The final project will be a student created movie using iMovie HD about the life cycle of either a specific insect or animal. The students will narrate their written life cycle paragraph script using Garageband and use images that depict each stage of the life cycle. These images will be a combination of pictures made by the the student and photographs acquired via the internet and then saved to iPhoto. Each movie will be made with students working in pairs and will include two different life cycles as a result. The final movies will be posted to their teacher's website for sharing with and viewing by others.

Sunday, June 22, 2008

Project-Based Lesson: Intro: 6/22/08

Loni and I have received the okay to collaborate on this project. We chose to do this project together based on the ultra-collaborative nature of our team-teaching, double-classroom situation and on how our 2nd grade team plans and teaches collaboratively. This project will be used across 2nd grade at Kingswood Elem. School during the 2008-2009 school year.

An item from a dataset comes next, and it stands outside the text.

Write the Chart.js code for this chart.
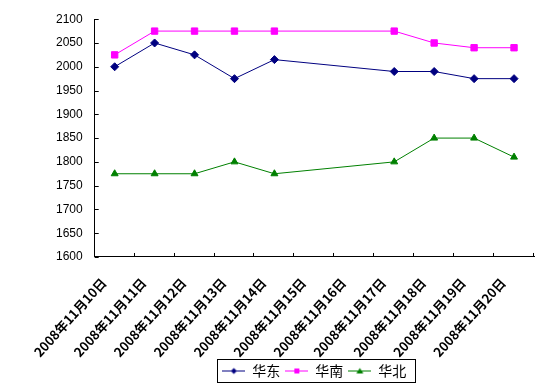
<!DOCTYPE html>
<html>
<head>
<meta charset="utf-8">
<script src="https://cdn.jsdelivr.net/npm/chart.js@4"></script>
<style>
  html, body { margin: 0; padding: 0; background: #fff; }
  #wrap { width: 542px; height: 384px; }
</style>
</head>
<body>
<div id="wrap"><canvas id="myChart" width="542" height="384"></canvas></div>
<script>
// 数据
const dates = ['2008年11月10日', '2008年11月11日', '2008年11月12日', '2008年11月13日', '2008年11月14日',
  '2008年11月15日', '2008年11月16日', '2008年11月17日', '2008年11月18日', '2008年11月19日', '2008年11月20日'];
const huadong = [2000, 2050, 2025, 1975, 2015, null, null, 1990, 1990, 1975, 1975];
const huanan = [2025, 2075, 2075, 2075, 2075, null, null, 2075, 2050, 2040, 2040];
const huabei = [1775, 1775, 1775, 1800, 1775, null, null, 1800, 1850, 1850, 1810];
const yTicks = [1600, 1650, 1700, 1750, 1800, 1850, 1900, 1950, 2000, 2050, 2100];

const cjk = '"SimSun", "Noto Sans CJK SC", sans-serif';

// 图例里的线+标记
function legendIcon(color, style) {
    const c = document.createElement('canvas');
    c.width = 23; c.height = 9;
    const g = c.getContext('2d');
    g.strokeStyle = color; g.fillStyle = color; g.lineWidth = 1;
    g.beginPath(); g.moveTo(0, 4.5); g.lineTo(23, 4.5); g.stroke();
    g.beginPath();
    if (style === 'rectRot') {
        g.moveTo(11.5, 1.5); g.lineTo(14.5, 4.5); g.lineTo(11.5, 7.5); g.lineTo(8.5, 4.5);
    } else if (style === 'rect') {
        g.rect(9, 2, 5, 5);
    } else {
        g.moveTo(11.5, 1.5); g.lineTo(15, 7); g.lineTo(8, 7);
    }
    g.closePath(); g.fill();
    return c;
}

const icons = [legendIcon('#000080', 'rectRot'), legendIcon('#FF00FF', 'rect'), legendIcon('#008000', 'triangle')];

// 图例边框 + 向内的刻度线
const extras = {
    id: 'extras',
    afterDraw(chart) {
        const ctx = chart.ctx;
        const xs = chart.scales.x, ys = chart.scales.y;
        ctx.save();
        ctx.strokeStyle = '#000';
        ctx.lineWidth = 1;
        ctx.beginPath();
        yTicks.forEach(v => {
            const y = Math.round(ys.getPixelForValue(v)) + 0.5;
            ctx.moveTo(xs.left, y); ctx.lineTo(xs.left + 4, y);
        });
        const step = xs.width / dates.length;
        for (let i = 1; i <= dates.length; i++) {
            const x = Math.round(xs.left + step * i) - 0.5;
            ctx.moveTo(x, ys.bottom); ctx.lineTo(x, ys.bottom - 4);
        }
        ctx.stroke();

        const boxes = chart.legend.legendHitBoxes;
        if (boxes && boxes.length) {
            const l = Math.min(...boxes.map(b => b.left)) - 5;
            const r = Math.max(...boxes.map(b => b.left + b.width)) + 9;
            const t = Math.min(...boxes.map(b => b.top)) - 5;
            const btm = Math.max(...boxes.map(b => b.top + b.height)) + 4;
            ctx.strokeRect(Math.round(l) + 0.5, Math.round(t) + 0.5, Math.round(r - l), Math.round(btm - t));
        }
        ctx.restore();
    }
};

const ctx = document.getElementById('myChart').getContext('2d');
new Chart(ctx, {
    type: 'line',
    data: {
        labels: dates,
        datasets: [
            { label: '华东', data: huadong, borderColor: '#000080', backgroundColor: '#000080',
              pointStyle: 'rectRot', pointRadius: 4, borderWidth: 1 },
            { label: '华南', data: huanan, borderColor: '#FF00FF', backgroundColor: '#FF00FF',
              pointStyle: 'rect', pointRadius: 4.5, borderWidth: 1 },
            { label: '华北', data: huabei, borderColor: '#008000', backgroundColor: '#008000',
              pointStyle: 'triangle', pointRadius: 4, borderWidth: 1 }
        ]
    },
    options: {
        responsive: false,
        animation: false,
        spanGaps: true,
        layout: { padding: { top: 9, right: 8, left: 44, bottom: -4 } },
        scales: {
            x: {
                offset: true,
                border: { color: '#000', width: 1 },
                grid: { display: false, drawTicks: false },
                afterFit: s => { s.paddingLeft = 0; s.paddingRight = 0; s.height -= 19; },
                ticks: { color: '#000', maxRotation: 48, minRotation: 48, autoSkip: false,
                         padding: 18, labelOffset: -11,
                         font: { family: cjk, size: 13, weight: 'bold' } }
            },
            y: {
                min: 1600, max: 2100,
                afterBuildTicks: axis => { axis.ticks = yTicks.map(v => ({ value: v })); },
                border: { color: '#000', width: 1 },
                grid: { display: false, drawTicks: false },
                ticks: { color: '#000', padding: 12, callback: v => String(v),
                         font: { family: '"Liberation Sans", Arial, sans-serif', size: 12 } }
            }
        },
        plugins: {
            tooltip: { enabled: false },
            legend: {
                position: 'bottom',
                fullSize: false,
                labels: {
                    color: '#000',
                    font: { family: cjk, size: 14 },
                    usePointStyle: true,
                    pointStyleWidth: 23,
                    boxHeight: 9,
                    padding: 5,
                    generateLabels: chart => chart.data.datasets.map((ds, i) => ({
                        text: ds.label, pointStyle: icons[i], fillStyle: ds.borderColor,
                        strokeStyle: ds.borderColor, lineWidth: 0, datasetIndex: i, fontColor: '#000'
                    }))
                }
            }
        }
    },
    plugins: [extras]
});
</script>
</body>
</html>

To begin, Loni and I have decided to use and improve a culminating science Lifecycles project we taught this past school year. We want to use a "backwards design" approach by determining what standards, both content and ISTE, we want to base the final assessment on, and then create rubrics, both teacher and peer, to use for the assessment. We also want this project to integrate smoothly with the newly-adopted FOSS 2nd grade Life Science Unit: Insects & Plants which we will teach prior to assigning this project.

We will utilize portions of the project from this past year that apply to the newly created criteria and were successful, and abandon the portions that are not standards-based or were problematic for a large, culminating technology project. For example, the majority of 2nd grade students had no previous experience with the several different software products that were used in this past year's Lifecycles project. This meant we had to teach the students how to use 3-4 different kinds of software over just a few days as they were working on the project. For many students, it was too much varied information/instruction in a short period of time which led to a lot of repetition of procedural instructions and teacher troubleshooting.

We feel this could be improved by creating a yearlong technology plan where students have had experience learning and using at least 2-3 of the software products earlier in the school year before the end of year Lifecycles project.